== SET TASK ==
Copy the data that follows, character for character, minus the pictures.

_ _ _ _ _ _ _

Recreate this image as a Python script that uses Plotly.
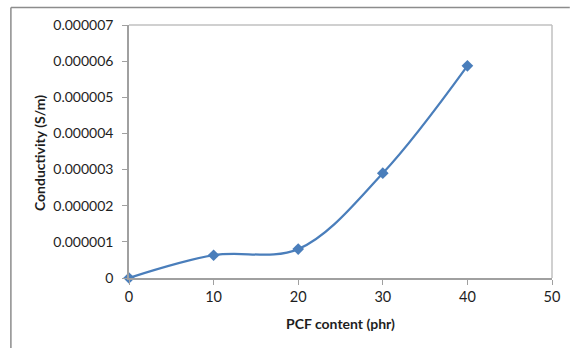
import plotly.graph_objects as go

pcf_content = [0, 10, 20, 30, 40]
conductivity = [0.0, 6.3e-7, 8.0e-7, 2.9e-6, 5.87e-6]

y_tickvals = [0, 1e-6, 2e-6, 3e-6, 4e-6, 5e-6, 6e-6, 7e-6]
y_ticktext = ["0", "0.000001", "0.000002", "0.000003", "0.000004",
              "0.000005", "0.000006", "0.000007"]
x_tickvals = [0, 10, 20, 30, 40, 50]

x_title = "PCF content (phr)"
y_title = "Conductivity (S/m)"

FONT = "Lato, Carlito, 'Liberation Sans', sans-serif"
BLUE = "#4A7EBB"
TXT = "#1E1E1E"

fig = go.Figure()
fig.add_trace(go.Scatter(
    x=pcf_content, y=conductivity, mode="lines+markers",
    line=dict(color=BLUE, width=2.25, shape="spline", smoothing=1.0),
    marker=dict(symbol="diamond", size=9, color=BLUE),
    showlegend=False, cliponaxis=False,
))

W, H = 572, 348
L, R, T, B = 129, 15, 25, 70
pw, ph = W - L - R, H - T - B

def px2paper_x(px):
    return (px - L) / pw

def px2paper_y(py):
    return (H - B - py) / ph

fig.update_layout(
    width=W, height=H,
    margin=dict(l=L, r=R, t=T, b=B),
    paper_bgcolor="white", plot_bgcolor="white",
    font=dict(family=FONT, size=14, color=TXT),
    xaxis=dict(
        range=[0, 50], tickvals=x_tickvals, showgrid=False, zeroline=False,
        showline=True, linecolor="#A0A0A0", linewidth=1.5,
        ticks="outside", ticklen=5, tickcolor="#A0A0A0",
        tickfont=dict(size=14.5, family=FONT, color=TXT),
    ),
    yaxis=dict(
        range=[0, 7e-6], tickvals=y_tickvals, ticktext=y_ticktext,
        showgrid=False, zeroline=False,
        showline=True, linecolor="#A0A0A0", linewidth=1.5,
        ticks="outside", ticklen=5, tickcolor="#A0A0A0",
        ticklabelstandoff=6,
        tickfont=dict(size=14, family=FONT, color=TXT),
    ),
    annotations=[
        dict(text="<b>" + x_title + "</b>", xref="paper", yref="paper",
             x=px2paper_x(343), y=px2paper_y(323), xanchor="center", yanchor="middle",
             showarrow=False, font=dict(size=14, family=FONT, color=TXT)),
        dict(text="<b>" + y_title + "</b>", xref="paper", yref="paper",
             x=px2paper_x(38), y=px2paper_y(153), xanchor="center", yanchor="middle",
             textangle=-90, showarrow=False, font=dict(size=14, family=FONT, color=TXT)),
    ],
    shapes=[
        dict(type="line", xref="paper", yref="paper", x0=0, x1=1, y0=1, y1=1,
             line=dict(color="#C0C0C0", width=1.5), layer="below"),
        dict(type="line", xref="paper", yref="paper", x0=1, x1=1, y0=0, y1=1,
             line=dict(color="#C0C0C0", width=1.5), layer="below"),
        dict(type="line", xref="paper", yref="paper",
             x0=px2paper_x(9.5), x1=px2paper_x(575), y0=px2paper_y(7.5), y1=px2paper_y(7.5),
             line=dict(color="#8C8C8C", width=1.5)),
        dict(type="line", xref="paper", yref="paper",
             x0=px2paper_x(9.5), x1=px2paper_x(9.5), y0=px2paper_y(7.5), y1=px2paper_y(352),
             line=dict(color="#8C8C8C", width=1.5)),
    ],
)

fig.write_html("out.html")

_ _ _ _ _ _ _

== IN RESPONSE ==
Recreate this image as a Python script that uses Plotly.
import plotly.graph_objects as go

pcf_content = [0, 10, 20, 30, 40]
conductivity = [0.0, 6.3e-7, 8.0e-7, 2.9e-6, 5.87e-6]

y_tickvals = [0, 1e-6, 2e-6, 3e-6, 4e-6, 5e-6, 6e-6, 7e-6]
y_ticktext = ["0", "0.000001", "0.000002", "0.000003", "0.000004",
              "0.000005", "0.000006", "0.000007"]
x_tickvals = [0, 10, 20, 30, 40, 50]

x_title = "PCF content (phr)"
y_title = "Conductivity (S/m)"

FONT = "Lato, Carlito, 'Liberation Sans', sans-serif"
BLUE = "#4A7EBB"
TXT = "#1E1E1E"

fig = go.Figure()
fig.add_trace(go.Scatter(
    x=pcf_content, y=conductivity, mode="lines+markers",
    line=dict(color=BLUE, width=2.25, shape="spline", smoothing=1.0),
    marker=dict(symbol="diamond", size=9, color=BLUE),
    showlegend=False, cliponaxis=False,
))

W, H = 572, 348
L, R, T, B = 129, 15, 25, 70
pw, ph = W - L - R, H - T - B

def px2paper_x(px):
    return (px - L) / pw

def px2paper_y(py):
    return (H - B - py) / ph

fig.update_layout(
    width=W, height=H,
    margin=dict(l=L, r=R, t=T, b=B),
    paper_bgcolor="white", plot_bgcolor="white",
    font=dict(family=FONT, size=14, color=TXT),
    xaxis=dict(
        range=[0, 50], tickvals=x_tickvals, showgrid=False, zeroline=False,
        showline=True, linecolor="#A0A0A0", linewidth=1.5,
        ticks="outside", ticklen=5, tickcolor="#A0A0A0",
        tickfont=dict(size=14.5, family=FONT, color=TXT),
    ),
    yaxis=dict(
        range=[0, 7e-6], tickvals=y_tickvals, ticktext=y_ticktext,
        showgrid=False, zeroline=False,
        showline=True, linecolor="#A0A0A0", linewidth=1.5,
        ticks="outside", ticklen=5, tickcolor="#A0A0A0",
        ticklabelstandoff=6,
        tickfont=dict(size=14, family=FONT, color=TXT),
    ),
    annotations=[
        dict(text="<b>" + x_title + "</b>", xref="paper", yref="paper",
             x=px2paper_x(343), y=px2paper_y(323), xanchor="center", yanchor="middle",
             showarrow=False, font=dict(size=14, family=FONT, color=TXT)),
        dict(text="<b>" + y_title + "</b>", xref="paper", yref="paper",
             x=px2paper_x(38), y=px2paper_y(153), xanchor="center", yanchor="middle",
             textangle=-90, showarrow=False, font=dict(size=14, family=FONT, color=TXT)),
    ],
    shapes=[
        dict(type="line", xref="paper", yref="paper", x0=0, x1=1, y0=1, y1=1,
             line=dict(color="#C0C0C0", width=1.5), layer="below"),
        dict(type="line", xref="paper", yref="paper", x0=1, x1=1, y0=0, y1=1,
             line=dict(color="#C0C0C0", width=1.5), layer="below"),
        dict(type="line", xref="paper", yref="paper",
             x0=px2paper_x(9.5), x1=px2paper_x(575), y0=px2paper_y(7.5), y1=px2paper_y(7.5),
             line=dict(color="#8C8C8C", width=1.5)),
        dict(type="line", xref="paper", yref="paper",
             x0=px2paper_x(9.5), x1=px2paper_x(9.5), y0=px2paper_y(7.5), y1=px2paper_y(352),
             line=dict(color="#8C8C8C", width=1.5)),
    ],
)

fig.write_html("out.html")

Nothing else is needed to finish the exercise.